Let’s leave aside the fact that $16 million over eight years can’t match the $2 billion that the federally funded Climate Change Science Program spends each year on global warming, or even the $4 million annual budget of just one of the many well-funded global-warming advocacy groups, Strategies for the Global Environment (the umbrella organization for the Pew Center on Global Climate Change).[...] UCS doesn’t focus its attacks on the actual work produced by the organizations it targets. Instead, it tries to discredit its opponents by using ad hominem innuendo. And that’s what gets the attention of the media. For instance, when astrophysicist Sallie Baliunas determined that the Earth’s temperature had actually been warmer at earlier times in history -- a premise endorsed by a National Academy of Sciences (NAS) panel -- UCS ignored the research but attacked the researcher personally, noting that Baliunas was affiliated with the George C. Marshall Institute, which UCS said had received $630,000 in ExxonMobil grants for its climate-science program. ===== >And there looks to be about 150 of such organizations, with employees working all day, every day, to make sure that their organization continues to receive funding from businesses to whom a carbon tax is a major threat. Ahem. One of those organization is a university that gets occasional $5k grants. $5k probably gets a nice thank you letter but does not get you employees "working all day, every day" to make your interest theirs.

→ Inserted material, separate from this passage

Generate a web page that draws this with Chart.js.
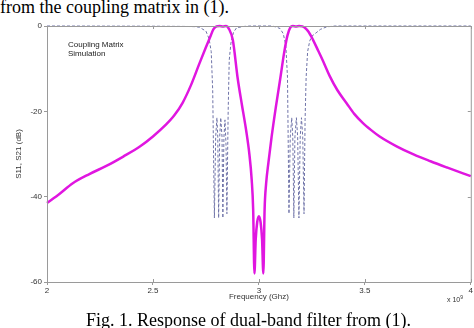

Another dozen random links I clicked were to organizations for whom the documented contribution of Exxon is $0. If you think there are 150 organizations on that list that are heavily influenced by Exxon, you've been snookered by a PR effort. |
Here's why AGW-denial often counts as FUD: it occurs within the public sphere, rather that the scientific (or even legal) one, and is thus not subject to (1) actor accountability, (2) the same standards of evidence, or (3) cogency/coherence of argument.
Science FUD goes like this:
a) careful, cautious scientists whose jobs depend on being "right" about nearly everything spend months researching, writing, and editing a careful, cautious paper making conservative claims supportive of AGW. Doing so, it is rather difficult to act in "bad faith".
b) In response, rather than produce a similarly careful cautious reply (in a scientific venue), the anti-AGW organization produces a "white paper", or press release, or op-ed, in which they "debunk" the scientific paper by making superficially appealing arguments, attractive to the 99% of people who are non-scientists. Such a reply is easy to produce by acting in "bad faith" (although, to a lawyer type, as lobbyists frequently are, this is simply advocacy).
Looking at 1-3, then: (1) Note the gross asymmetry between (a) and (b). If the actors in (a) are wrong, they lose standing in the scientific community, and in the case of scientific misconduct could very well lose their jobs. This is very hard to imagine happening in the case of a think-tank pundit, who operates in the institutional-memory-free public sphere, because (b)'s actors are not interacting with a community of experts but rather simply engaging in advocacy. Indeed, assuming that they are receiving funding from those with an anti-AGW agenda, they could even lose their jobs for telling the truth (c.f. David Frum at the AEI http://wonkette.com/404420/david-frum-leaves-national-review). See also http://www.guardian.co.uk/environment/2007/feb/02/frontpagen...
(2) Anti-AGW organization "scholars" often trade in citation-free commentary (e.g. http://www.aei.org/article/103523). Because it's not their job to convince a group of scientific peers, they can get paid to do research sans scientific evidence.
(3) When anti-science advocacy groups have to present a cogent or coherent argument they tend to fall apart. E.g., the FUD against gay marriage (Perry v. Schwarzenegger) and FUD against evolution (Kitzmiller v. Dover School District). I've not yet found any such trial that pits anti- against pro-AGW people. But if this were to occur, I expect we would find a similar outcome.